Wakil Ketua KPK Lili Pintauli Siregar mengatakan dewas baru tentu belum memiliki kelengkapan. Semua proses itu harus dilakukan bertahap. Keperluan itu diurus oleh Sekretariat Jenderal (Sekjen) KPK. ’’Sekjen tentu memikirkan itu. Ruangan, alat kelengkapan, dan staf yang bantu (urusan) gaji dewas dan semuanya,” kata Lili saat dikonfirmasi JPG, kemarin.
Lili menyebut hingga kemarin pihaknya belum tahu persis ruangan mana yang akan menjadi tempat kerja dewas baru. Ada kemungkinan dewas akan ditempatkan di gedung KPK lama (C1) di Jalan Rasuna Said, sekitar 500 meter dari kantor KPK baru di Jalan Kuningan Persada. ’’Mungkin kalau gedung (KPK) baru penuh, ya di gedung (KPK) lama,” ungkapnya.
Menurut sumber JPG di internal KPK, gedung KPK lama cocok untuk tempat kerja dewas. Lima anggota dewas bisa ditempatkan di beberapa ruangan yang dulu pernah digunakan pimpinan KPK. Gedung lama, kata sumber itu, punya nilai histori perjuangan pemberantasan korupsi dari masa ke masa.
Nah, dewas baru yang mayoritas merupakan tokoh berintegritas bagi sebagian besar kalangan, dinilai cocok meneruskan perjuangan itu. ’’Di gedung lama juga lebih aman, karena tidak satu atap dengan pimpinan,” ujar pegawai KPK yang enggan disebutkan namanya itu. ’’Jadi kalau mau laporan (tentang pimpinan, red) bisa lebih leluasa,” tuturnya.
Lili menambahkan pihaknya memastikan akan menjalankan amanah UU Nomor 19 Tahun 2019 tentang KPK. Pun, tidak ada masalah dewas mau ditempatkan di mana. Sementara ini, pihaknya akan menyesuaikan kerja-kerja di KPK menggunakan UU yang berlaku sejak 17 Oktober lalu. ’’Kami sedang memastikan penyesuaian UU baru,” terang mantan Wakil Ketua Lembaga Perlindungan Saksi dan Korban (LPSK) itu.
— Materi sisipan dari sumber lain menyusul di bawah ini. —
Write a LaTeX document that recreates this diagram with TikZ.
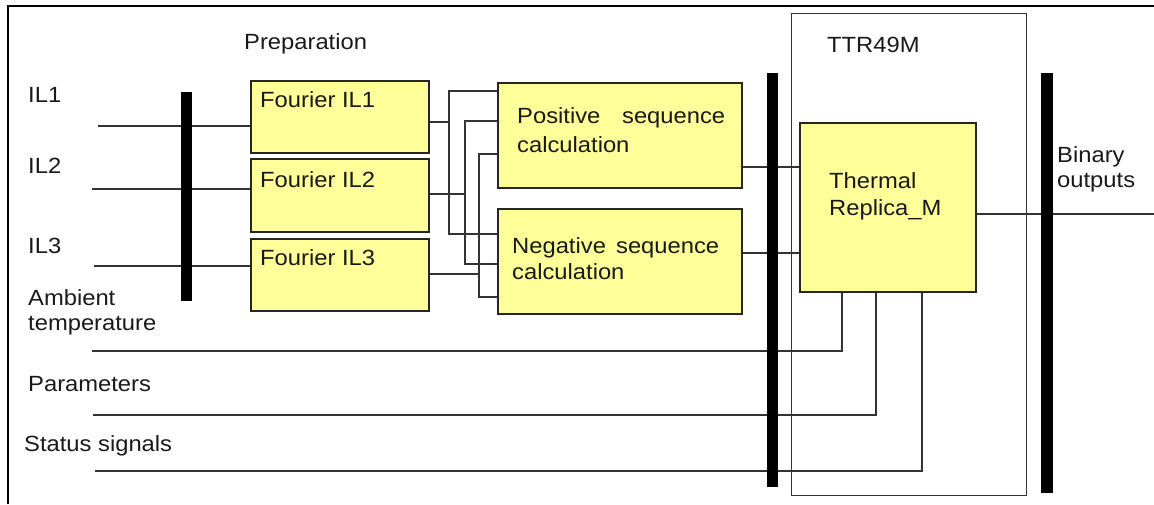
\documentclass[tikz,border=0pt]{standalone}
\usepackage{fontspec}
\setmainfont{Liberation Sans}[FakeStretch=1.08]
\usetikzlibrary{backgrounds}
\definecolor{boxyellow}{HTML}{FFFF99}
\begin{document}
\begin{tikzpicture}[x=1pt,y=-1pt,
  box/.style={draw=black!85, line width=1.8pt, fill=boxyellow, inner sep=0, anchor=north west},
  frame/.style={draw=black!80, line width=1.3pt, inner sep=0, anchor=north west},
  wire/.style={draw=black!80, line width=1.3pt},
  bar/.style={fill=black, draw=none, inner sep=0, anchor=north west},
  lbl/.style={anchor=base west, inner sep=0, font=\fontsize{22}{26}\selectfont, text=black!90}]
\useasboundingbox (0,0) rectangle (1154,504);
% outer frame
\draw[line width=2pt] (8,504) -- (8,6) -- (1154,6);
% boxes
\node[box, minimum width=178, minimum height=72] (f1) at (250,80) {};
\node[box, minimum width=178, minimum height=73] (f2) at (250,158) {};
\node[box, minimum width=178, minimum height=72] (f3) at (250,238) {};
\node[box, minimum width=244, minimum height=105] (pos) at (497,82) {};
\node[box, minimum width=244, minimum height=105] (neg) at (497,208) {};
\node[box, minimum width=176, minimum height=169] (tr) at (799,122) {};
% free ends
\coordinate (i1) at (98,126);
\coordinate (i2) at (92,189);
\coordinate (i3) at (94,266);
\coordinate (amb) at (92,351);
\coordinate (par) at (93,415);
\coordinate (sta) at (95,471);
\coordinate (out) at (1154,214);
\begin{scope}[on background layer]
\node[frame, minimum width=235, minimum height=482] (ttr) at (791,13) {};
\draw[wire] (i1) -- (i1 -| f1.west);
\draw[wire] (i2) -- (i2 -| f2.west);
\draw[wire] (i3) -- (i3 -| f3.west);
\draw[wire] (pos.west |- 0,91) -- (449,91) -- (449,234) -- (neg.west |- 0,234);
\draw[wire] (f1.east |- 0,122) -- (449,122);
\draw[wire] (pos.west |- 0,121) -- (465,121) -- (465,264) -- (neg.west |- 0,264);
\draw[wire] (f2.east |- 0,194) -- (465,194);
\draw[wire] (pos.west |- 0,154) -- (479,154) -- (479,297) -- (neg.west |- 0,297);
\draw[wire] (f3.east |- 0,274) -- (479,274);
\draw[wire] (pos.east |- 0,167) -- (tr.west |- 0,167);
\draw[wire] (neg.east |- 0,253) -- (tr.west |- 0,253);
\draw[wire] (tr.east |- out) -- (out);
\draw[wire] (amb) -- (842,351) -- (tr.south -| 842,0);
\draw[wire] (par) -- (876,415) -- (tr.south -| 876,0);
\draw[wire] (sta) -- (922,471) -- (tr.south -| 922,0);
\end{scope}
% bars
\node[bar, minimum width=11, minimum height=209] (b1) at (181,92) {};
\node[bar, minimum width=11, minimum height=414] (b2) at (767,73) {};
\node[bar, minimum width=12, minimum height=420] (b3) at (1041,73) {};
% labels
\node[lbl] (tprep) at (244,49) {Preparation};
\node[lbl] (tttr) at (827,52) {TTR49M};
\node[lbl] (til1) at (28,102) {IL1};
\node[lbl] (til2) at (28,173) {IL2};
\node[lbl] (til3) at (28,253) {IL3};
\node[lbl] (tamb1) at (28,305) {Ambient};
\node[lbl] (tamb2) at (28,330) {temperature};
\node[lbl] (tpar) at (28,391) {Parameters};
\node[lbl] (tsta) at (24,451) {Status signals};
\node[lbl] (tf1) at (260,107) {Fourier IL1};
\node[lbl] (tf2) at (260,187) {Fourier IL2};
\node[lbl] (tf3) at (260,265) {Fourier IL3};
\node[lbl] (tpos1) at (517,123) {\hbox to 208pt{Positive\hfill sequence}};
\node[lbl] (tpos2) at (517,152) {calculation};
\node[lbl] (tneg1) at (512,253) {\hbox to 207pt{Negative\hfill sequence}};
\node[lbl] (tneg2) at (512,279) {calculation};
\node[lbl] (tth1) at (829,188) {Thermal};
\node[lbl] (tth2) at (829,215) {Replica\_M};
\node[lbl] (tbin1) at (1057,162) {Binary};
\node[lbl] (tbin2) at (1057,187) {outputs};
\end{tikzpicture}
\end{document}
Lantas bagaimana kerja penindakan KPK sembari melengkapi keperluan dewas? Lili mengakui belum bisa tancap gas dalam waktu dekat. Pun, seperti kebanyakan pejabat baru, pihaknya akan menjalin koordinasi dan komunikasi ke beberapa kementerian serta lembaga tinggi negara. ’’Sama seperti di LPSK dulu, pekan pertama (setelah pelantikan, red) berkunjung ke beberapa instansi,” ucapnya.
Terpisah, pakar hukum pidana Universitas Trisakti Abdul Fickar Hadjar mengingatkan publik untuk tidak terhanyut dengan narasi dewas yang berasal dari unsur-unsur berintegritas. Menurutnya, narasi itu bisa jadi ‘’jebakan batman’’. ’’Karena yang keliru (dari penunjukan dewas) itu sistemnya. Sistem yang menempatkan KPK sebagai lembaga di bawah pemerintahan,” ujarnya usai mengisi acara di Jakarta.
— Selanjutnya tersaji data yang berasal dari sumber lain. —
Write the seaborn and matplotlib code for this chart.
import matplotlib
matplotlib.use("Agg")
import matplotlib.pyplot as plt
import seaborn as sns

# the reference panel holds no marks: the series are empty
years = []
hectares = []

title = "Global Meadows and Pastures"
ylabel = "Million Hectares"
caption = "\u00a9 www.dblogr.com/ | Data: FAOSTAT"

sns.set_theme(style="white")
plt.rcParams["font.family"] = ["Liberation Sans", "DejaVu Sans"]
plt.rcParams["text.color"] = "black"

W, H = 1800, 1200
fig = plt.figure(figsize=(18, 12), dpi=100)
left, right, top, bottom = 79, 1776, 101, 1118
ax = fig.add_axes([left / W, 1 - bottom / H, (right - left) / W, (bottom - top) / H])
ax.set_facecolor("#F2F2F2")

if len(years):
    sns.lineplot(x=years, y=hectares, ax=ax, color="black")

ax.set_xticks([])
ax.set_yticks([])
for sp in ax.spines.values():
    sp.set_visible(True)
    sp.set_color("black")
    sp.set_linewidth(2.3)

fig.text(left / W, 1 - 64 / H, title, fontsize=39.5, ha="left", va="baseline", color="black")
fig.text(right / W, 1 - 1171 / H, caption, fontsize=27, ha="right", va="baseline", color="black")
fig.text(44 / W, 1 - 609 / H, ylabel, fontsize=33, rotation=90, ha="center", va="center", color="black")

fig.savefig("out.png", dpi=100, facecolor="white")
Dia menyebut, dengan berlakunya UU KPK yang baru, KPK tidak ada bedanya dengan lembaga penegak hukum yang lain. Bahkan, kata dia, status pimpinan KPK sekarang hanya bersifat administratif. ’’Dia (pimpinan KPK) bukan penegak hukum, dia bukan penyidik, dan bukan penuntut. Dia tidak punya kewenangan untuk menyentuh penyadapan atau penangkapan,” paparnya.
Fickar juga menyorot soal kewenangan dewas yang lebih tinggi dari pimpinan, namun tidak ada sistem yang membatasi kelebihan itu. Misal, perangkat untuk menghukum dewas yang melakukan pertemuan dengan orang berperkara di KPK. ’’Komisioner (KPK) saja yang bertemu orang di luar KPK bisa dihukum, tapi dewas ini bebas, tidak ada larangan apa-apa,” imbuh pria berkacamata itu.
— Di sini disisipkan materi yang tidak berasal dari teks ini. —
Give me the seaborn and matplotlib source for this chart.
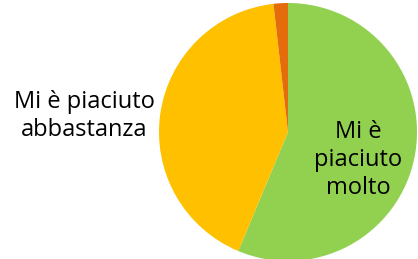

Ke depan, Fickar berharap ada sistem yang baik yang menjadi solusi kelebihan kewenangan itu. Sebab, bila tidak ada sistem yang baik, bukan tidak mungkin jabatan dewas akan disalahgunakan untuk kepentingan tertentu. ’’Kalau orang-orang yang duduk di dewas itu tidak punya integritas seperti sekarang, tidak mustahil dewas itu akan disalahgunakan kewenangannya,” imbuhnya.
Dewas Jangan Persulit Izin Penyadapan
Di bagian, oposisi melancarkan kritik keras dengan keberadaan dewan pengawas KPK. Dewas dikhawatirkan bisa mengurangi indepensi penyidik dalam mengusut dugaan korupsi. Yang paling menjadi sorotan soal izin penyadapan.
Fungsionaris DPP PKS Indra berharap dewas tidak mempersulit izin penyadapan. Juga tidak boleh terjebak pada birokrasi bertahap dan bertele-tele. ’’Jika ini terjadi, kita khawatir momentum pengungkapan barang bukti bisa hilang,” ungkapnya.
Penyadapan diatur dalam pasal 12 B UU Nomor 19/2019 tentang KPK. Bahwa izin penyadapan harus diberikan secara tertulis paling lambat diberikan 1x24 jam. (tyo/mar/jpg)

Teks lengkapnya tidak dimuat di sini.